犬のかかとの皮膚移植手術

 かかとの皮膚が欠損してしまったという犬が来院しました。欠損部位が大きく、そのままでは皮膚がふさがらなかったため、皮膚の移植術を行うことにしました。

 術野です。大きな皮膚欠損が見られます。
 真ん中部分をのぞき、術野には健康な肉芽が盛っています。健康な肉芽は、移植した皮膚組織を養うために必須の要素です。

 術野を洗浄・消毒してドレープをかけます。
 肉芽の上は、もこもことしていますので、ガーゼでこすって余分な肉芽を取り去り、生着しやすい状態にします。
 欠損の大きさに合わせて、脇腹の部分から移植する皮膚を採取します。
 移植する皮膚から、メスや鋏を用いて余分な皮下組織と脂肪を除去します。
 移植した組織が、下の組織から血液供給をもらえるかが手術の成功の分かれ目です。
 丁寧に、しっかりとこの作業をしておかなければ、せっかく移植した皮膚が生着してくれません。
 格子状にスリット状の穴を複数開けます。
 これにより、組織のつっぱりや浸出液の貯留を防ぎ、下の組織との生着を促します。
 移植組織の下に浸出液がたまると、移植組織が持ち上げられ、生着が妨げられます。
 移植組織の用意ができると、欠損部位にあてがい、穴の大きさを調節しながら組織を縫合して行きます。
 縫合終了です。

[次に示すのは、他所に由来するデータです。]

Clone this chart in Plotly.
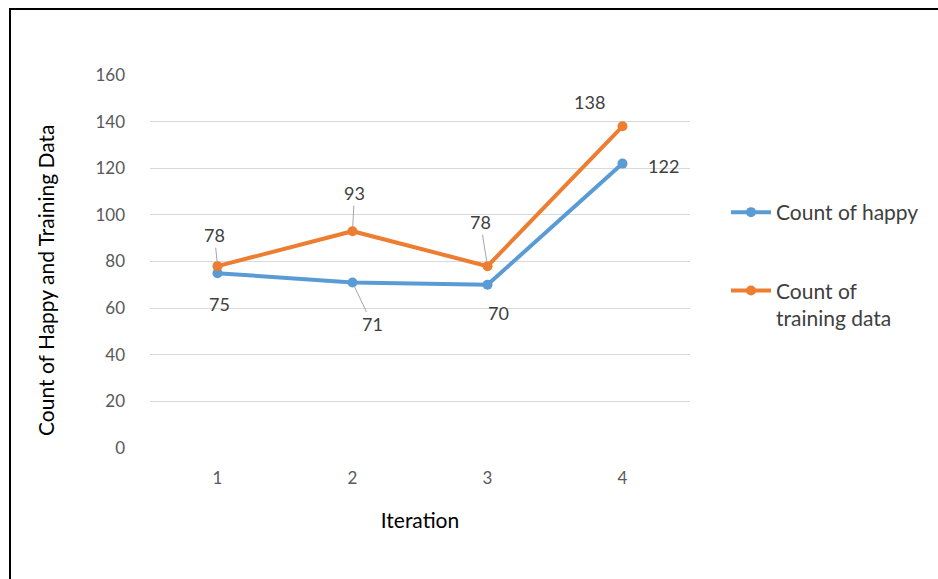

中央部分だけ、肉芽の発達が少なく、追加の縫合を行ったものの、密着が弱い模様です。
 手術直後です。
 移植後はきれいに見えるものなのですが、問題は、移植した組織が下に生着し、血液供給を受けて生き延びられるかどうかです。
 閉鎖包帯を施して、移植皮膚を保護しつつ、移植片の生着と上皮の再生を促します。
 術後一週間で抜糸を行いました。
 周辺部分はきれいに生着し、血行状態も良かったのですが、中央の浮き上がった部分は生着できず、脱落してきた模様です。
 術後二週間です。
 中央部分は一部脱落しましたが、その他はきれいに生着しています。
 スリット部分には、ほぼ上皮細胞が入り込んで穴を塞いでいます。
 術後三週間です。
 中央部分にも皮膚組織が侵入し、ほぼふさがってきました。
 傷の閉鎖ももう一息です。
 術後四週間です。
 表面の全体が上皮細胞で覆われました。これで治療は終了です。
 まだ、正常なかかとに比べると皮膚は薄いため、しばらくはバンテージをしておいて、皮膚を保護してもらいます。
 かかとの部分は、皮膚欠損の中でも厄介な場所です。
 体幹上の欠損であれば、多少の欠損ならそのままなんとか寄せられることが多いのですが、四肢だと、縫い寄せて来る皮膚がありません。皮膚移植をするにしても、関節上だと皮膚が生着しにくいです。
 今回は、幸いに移植した皮膚は無事下に生着して、皮膚の欠損を埋めることができました。
 皮膚移植の欠点は、そこに新しい毛が生えて来たときに、元の毛色と違う毛色になる可能性があるということがありますので、そのことは術前に説明しておく必要があります。